Andrew Bunting has worked at all the best places in the horticultural world – Chanticleer, Morton Arboretum, Chicago Botanic Garden, not to mention gardens in England and New Zealand – and has been the curator of the Scott Arboretum for 10 years now. All of which makes him sound old and he’s not. He also runs a landscape design/install business, so he has to know what works.
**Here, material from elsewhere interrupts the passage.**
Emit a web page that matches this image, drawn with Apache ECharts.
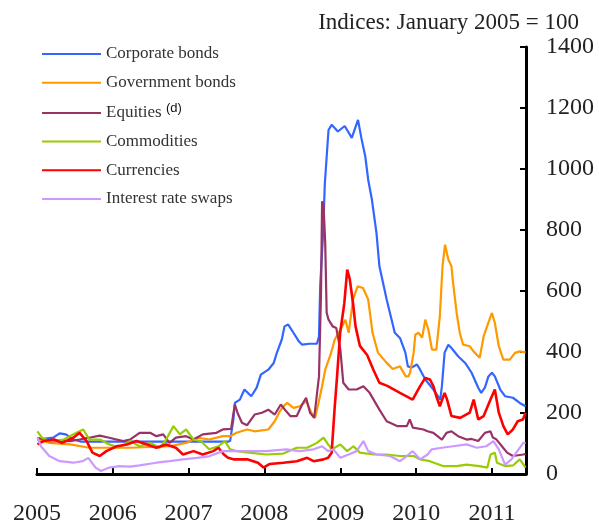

I first met Andrew when I visited the Arboretum to hear all about lawn replacement, but got to hear the story of his own garden more recently when he spoke at a local public garden. The highlights are the photos, of course, plus these notes:
- He says a “pretty good garden” cost 10-20% of the value of the home. Shocked? He’s spent MORE on his than he paid for his house, but that includes redoing his garage into a $130K “summer house”. The back flagstone patio, done in his first year there (1999) cost $10K. And so it goes.
- He loves Japanese holly as a fast-growing alternative to boxwoods and great hedge plant, especially ‘Nigra’. Another great hedge plant is the Osmanthus heterophyllus ‘Gulftide,” which has fragrant white flowers in fall.
- He’s very pro-sod because it gives an instant look, doesn’t cost much more than seed, and can be partied on 10 days after installation.
- He loves Thuja ‘Green Giant’. (Me, too.)
- When a gorgeous old Japanese maple died he chose the American yellowwood to replace it. Why? It’s fast-growing, has a good winter habit and lovely silver bark, great yellow foliage in the fall, and a profusion of pendant white fragrant flowers in the spring.
- He uses lots of bananas, cannas, other nonhardy tropicals that winter over in his basement. Favorite banana? Abyssinian ‘Maurellii,” which grows to 15 feet.
- A fantastic cheap patio surface is one-half-inch granite gravel.
- The surface of his summer house is concrete but stained a really, cool color – like a dark brown leather.